In sostanza, la nostra identità condiziona i media e a loro volta i media condizionano le nostre convinzioni e i nostri interessi. Clicchiamo su un link, il che significa che l’argomento ci interessa, di conseguenza è probabile che in futuro leggeremo articoli su quel tema e questo a sua volta ci condiziona. Restiamo intrappolati nel circolo vizioso dell’io, di cui parla Pariser, e se la nostra identità è stata travisata iniziano a verificarsi strani fenomeni. In questo modo, la rete, si crea un'immagine di noi e ce la ripropone quotidianamente, finendo per rinchiuderci in una "bolla", la bolla dei filtri.

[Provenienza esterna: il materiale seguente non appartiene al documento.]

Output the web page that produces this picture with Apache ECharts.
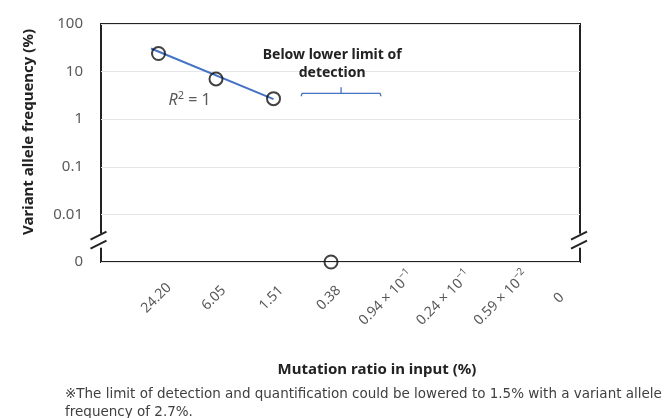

Più velocemente il sistema impara da noi, più è probabile che rimaniamo intrappolati in una identità statica, in cui un’azione iniziale, indica che siamo persone a cui piace un determinato genere di cose e questo, a sua volta, ci porta a ricevere ulteriori informazioni sull’argomento, sulle quali poi saremo noi stessi inclini a cliccare perché ormai ci sarà  diventato familiare.                        
Questo comporta una sorta di determinismo dell’informazione, in cui i clic del nostro passato decidono interamente il nostro futuro, in altre parole se non cancelliamo la nostra storia web, siamo destinati a vederla ripetersi.